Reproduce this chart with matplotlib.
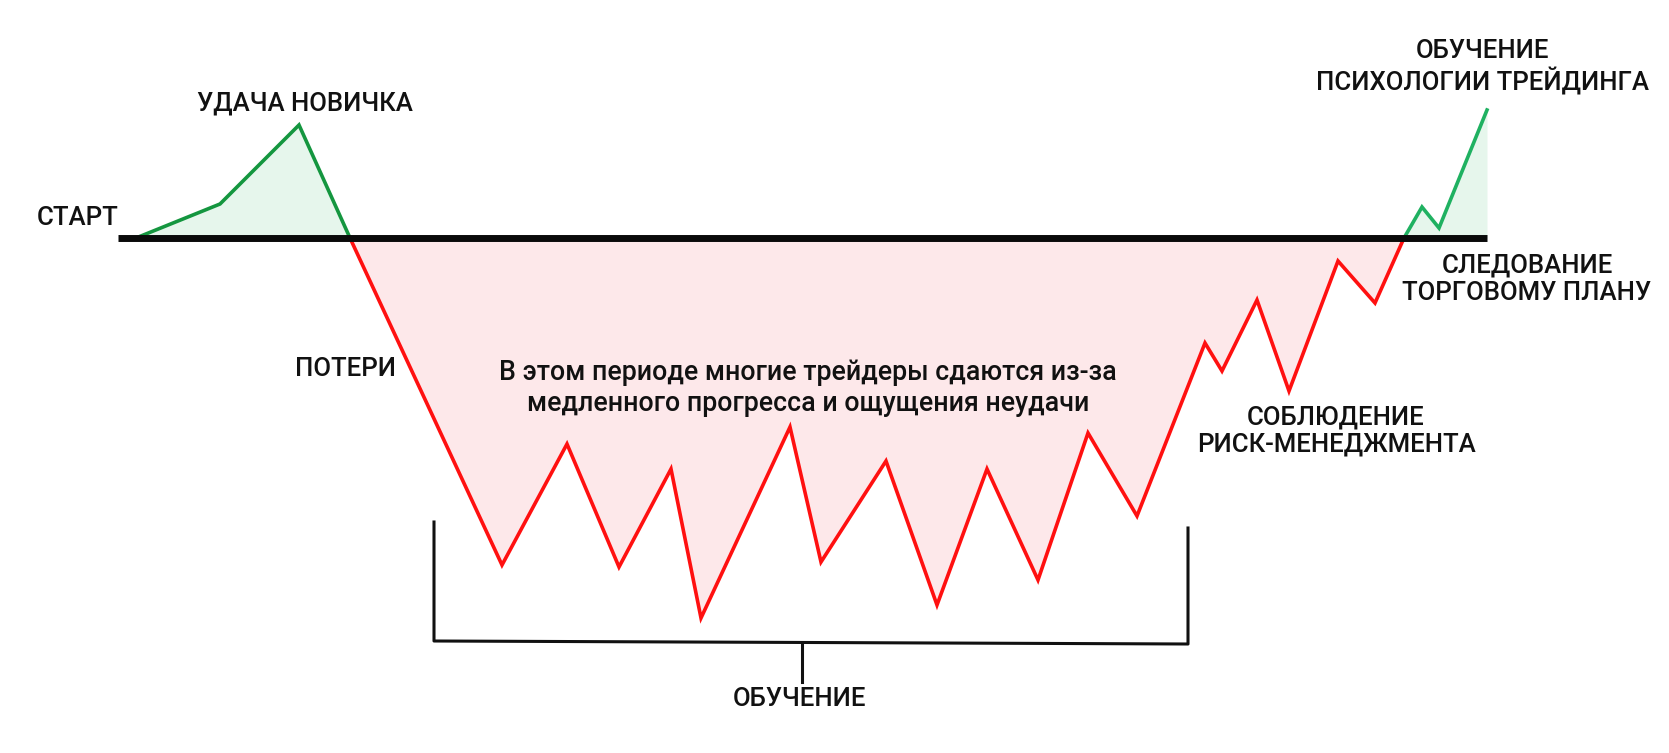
import numpy as np
import matplotlib
matplotlib.use("Agg")
from matplotlib import pyplot as plt

plt.rcParams['font.family'] = ['Roboto', 'DejaVu Sans']

# baseline level = 0, positive = profit (pixel-like units)
green_start_x = [136, 220, 299, 350]
green_start_y = [0, 34, 113, 0]

red_x = [350, 502, 567, 619, 671, 701, 790, 821, 886, 937, 987, 1038, 1088,
         1137, 1205, 1222, 1257, 1289, 1338, 1375, 1404]
red_y = [0, -327, -206, -329, -231, -380, -189, -324, -223, -367, -231, -342,
         -195, -278, -105, -133, -62, -153, -23, -65, 0]

green_end_x = [1404, 1422, 1439, 1487]
green_end_y = [0, 31, 10, 128]

baseline_x = [118, 1487]

labels = {
    'start': 'СТАРТ',
    'luck': 'УДАЧА НОВИЧКА',
    'loss': 'ПОТЕРИ',
    'note': 'В этом периоде многие трейдеры сдаются из-за\nмедленного прогресса и ощущения неудачи',
    'learn': 'ОБУЧЕНИЕ',
    'risk': 'СОБЛЮДЕНИЕ\nРИСК-МЕНЕДЖМЕНТА',
    'plan': 'СЛЕДОВАНИЕ\nТОРГОВОМУ ПЛАНУ',
    'psy': 'ОБУЧЕНИЕ\nПСИХОЛОГИИ ТРЕЙДИНГА',
}

GREEN_DARK = '#14963f'
GREEN = '#1fb161'
GREEN_FILL = '#e6f6ec'
RED = '#ff1010'
RED_FILL = '#fde8ea'
TXT = '#111111'

fig = plt.figure(figsize=(16.69, 7.53), dpi=100)
ax = fig.add_axes([0, 0, 1, 1])
ax.set_xlim(0, 1669)
ax.set_ylim(238 - 753, 238)
ax.set_axis_off()

# fills
ax.fill_between(green_start_x, green_start_y, 0, color=GREEN_FILL, lw=0, zorder=1)
ax.fill_between(red_x, red_y, 0, color=RED_FILL, lw=0, zorder=1)
ax.fill_between(green_end_x, green_end_y, 0, color=GREEN_FILL, lw=0, zorder=1)

# lines
ax.plot(green_start_x, green_start_y, color=GREEN_DARK, lw=2.6, zorder=3, solid_joinstyle='miter')
ax.plot(red_x, red_y, color=RED, lw=2.6, zorder=3, solid_joinstyle='miter')
ax.plot(green_end_x, green_end_y, color=GREEN, lw=2.6, zorder=3, solid_joinstyle='miter')
ax.plot(baseline_x, [0, 0], color='#0a0a0a', lw=5, zorder=4, solid_capstyle='butt')

# bracket under learning period
bx0, bx1, bmid = 434, 1188, 802
ax.plot([bx0, bx0, bx1, bx1], [238 - 522, 238 - 641, 238 - 644, 238 - 528],
        color='#111111', lw=2.2, zorder=2)
ax.plot([bmid, bmid], [238 - 643, 238 - 682], color='#111111', lw=2.2, zorder=2)

kw = dict(color=TXT, fontsize=18.5, fontweight='medium', ha='center', va='center',
          linespacing=1.25, zorder=5)
ax.text(78, 238 - 218, labels['start'], **kw)
ax.text(305, 238 - 103, labels['luck'], **kw)
ax.text(345, 238 - 369, labels['loss'], **kw)
ax.text(808, 238 - 388, labels['note'], **dict(kw, fontsize=19.3, linespacing=1.2))
ax.text(799, 238 - 699, labels['learn'], **kw)
ax.text(1336, 238 - 431, labels['risk'], **dict(kw, linespacing=1.2))
ax.text(1527, 238 - 279, labels['plan'], **dict(kw, linespacing=1.2))
ax.text(1482, 238 - 67, labels['psy'], **dict(kw, linespacing=1.2))

fig.savefig('out.png', dpi=100, facecolor='white')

* * *

# [Prompt]
Go through the lines above. Select every one that has the string "matplotlib".

# [Response]
Reproduce this chart with matplotlib.
import matplotlib
matplotlib.use("Agg")
from matplotlib import pyplot as plt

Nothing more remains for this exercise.